**Instructions to follow**: Beginning with the first line of the data below, reproduce every line unchanged, ending with the line that holds "[b + 25 for".

-=-=-=-=-

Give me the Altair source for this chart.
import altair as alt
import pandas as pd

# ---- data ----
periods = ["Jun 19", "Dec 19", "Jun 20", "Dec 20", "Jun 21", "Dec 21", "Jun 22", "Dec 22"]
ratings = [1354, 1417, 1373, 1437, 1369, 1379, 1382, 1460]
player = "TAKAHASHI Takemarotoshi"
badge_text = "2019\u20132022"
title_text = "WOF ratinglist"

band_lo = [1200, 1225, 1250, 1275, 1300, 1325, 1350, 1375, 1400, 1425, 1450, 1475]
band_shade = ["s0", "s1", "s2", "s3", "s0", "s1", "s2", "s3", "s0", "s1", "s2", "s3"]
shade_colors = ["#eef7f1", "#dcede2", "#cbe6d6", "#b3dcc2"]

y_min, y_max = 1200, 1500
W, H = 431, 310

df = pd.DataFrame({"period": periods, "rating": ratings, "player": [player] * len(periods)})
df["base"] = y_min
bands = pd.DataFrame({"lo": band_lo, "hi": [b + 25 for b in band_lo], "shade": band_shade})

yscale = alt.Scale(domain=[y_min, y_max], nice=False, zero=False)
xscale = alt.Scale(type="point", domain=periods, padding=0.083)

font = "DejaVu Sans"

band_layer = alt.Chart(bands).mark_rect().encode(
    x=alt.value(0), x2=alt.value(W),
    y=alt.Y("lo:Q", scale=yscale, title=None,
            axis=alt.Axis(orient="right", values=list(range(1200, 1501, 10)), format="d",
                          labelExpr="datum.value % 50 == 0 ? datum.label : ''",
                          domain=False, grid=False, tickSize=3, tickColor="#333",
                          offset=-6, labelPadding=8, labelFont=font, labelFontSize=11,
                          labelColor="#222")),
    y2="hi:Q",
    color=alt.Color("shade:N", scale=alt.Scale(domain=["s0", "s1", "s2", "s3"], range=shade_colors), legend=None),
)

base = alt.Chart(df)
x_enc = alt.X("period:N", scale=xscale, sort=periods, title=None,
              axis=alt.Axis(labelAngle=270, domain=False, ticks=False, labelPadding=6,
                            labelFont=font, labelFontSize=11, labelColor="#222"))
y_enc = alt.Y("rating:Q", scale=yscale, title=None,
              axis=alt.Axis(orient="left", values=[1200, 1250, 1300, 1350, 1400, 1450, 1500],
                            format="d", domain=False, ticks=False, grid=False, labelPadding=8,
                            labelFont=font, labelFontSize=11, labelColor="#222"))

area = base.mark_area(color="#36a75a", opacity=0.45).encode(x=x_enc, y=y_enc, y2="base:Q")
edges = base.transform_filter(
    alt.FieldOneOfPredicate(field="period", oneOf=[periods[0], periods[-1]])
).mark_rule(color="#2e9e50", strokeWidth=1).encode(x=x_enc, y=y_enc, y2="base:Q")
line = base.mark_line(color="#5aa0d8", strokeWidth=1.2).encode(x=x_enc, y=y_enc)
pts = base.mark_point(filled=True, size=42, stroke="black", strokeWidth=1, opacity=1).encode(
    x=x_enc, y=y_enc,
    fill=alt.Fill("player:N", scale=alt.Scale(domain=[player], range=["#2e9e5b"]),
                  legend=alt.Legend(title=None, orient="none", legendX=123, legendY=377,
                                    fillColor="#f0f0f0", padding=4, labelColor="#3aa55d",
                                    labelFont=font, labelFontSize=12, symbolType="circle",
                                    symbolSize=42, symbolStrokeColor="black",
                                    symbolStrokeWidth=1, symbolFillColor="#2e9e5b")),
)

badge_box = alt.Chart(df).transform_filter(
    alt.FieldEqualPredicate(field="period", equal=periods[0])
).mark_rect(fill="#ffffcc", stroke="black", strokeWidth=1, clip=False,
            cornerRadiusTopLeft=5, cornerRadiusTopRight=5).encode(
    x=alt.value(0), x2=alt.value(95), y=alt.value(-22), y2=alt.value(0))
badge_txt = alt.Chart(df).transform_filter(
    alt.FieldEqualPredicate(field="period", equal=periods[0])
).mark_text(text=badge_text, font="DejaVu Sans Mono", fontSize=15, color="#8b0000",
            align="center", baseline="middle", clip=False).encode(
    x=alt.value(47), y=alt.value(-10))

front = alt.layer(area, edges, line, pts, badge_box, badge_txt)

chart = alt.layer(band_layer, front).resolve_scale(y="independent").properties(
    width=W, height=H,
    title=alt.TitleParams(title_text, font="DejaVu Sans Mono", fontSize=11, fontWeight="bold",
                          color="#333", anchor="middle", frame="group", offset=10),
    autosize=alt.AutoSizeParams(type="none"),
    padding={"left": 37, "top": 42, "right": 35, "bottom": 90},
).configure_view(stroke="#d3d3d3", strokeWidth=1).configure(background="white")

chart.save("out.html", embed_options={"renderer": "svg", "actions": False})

-=-=-=-=-

**Answer for this exercise**:
Give me the Altair source for this chart.
import altair as alt
import pandas as pd

# ---- data ----
periods = ["Jun 19", "Dec 19", "Jun 20", "Dec 20", "Jun 21", "Dec 21", "Jun 22", "Dec 22"]
ratings = [1354, 1417, 1373, 1437, 1369, 1379, 1382, 1460]
player = "TAKAHASHI Takemarotoshi"
badge_text = "2019\u20132022"
title_text = "WOF ratinglist"

band_lo = [1200, 1225, 1250, 1275, 1300, 1325, 1350, 1375, 1400, 1425, 1450, 1475]
band_shade = ["s0", "s1", "s2", "s3", "s0", "s1", "s2", "s3", "s0", "s1", "s2", "s3"]
shade_colors = ["#eef7f1", "#dcede2", "#cbe6d6", "#b3dcc2"]

y_min, y_max = 1200, 1500
W, H = 431, 310

df = pd.DataFrame({"period": periods, "rating": ratings, "player": [player] * len(periods)})
df["base"] = y_min
bands = pd.DataFrame({"lo": band_lo, "hi": [b + 25 for b in band_lo], "shade": band_shade})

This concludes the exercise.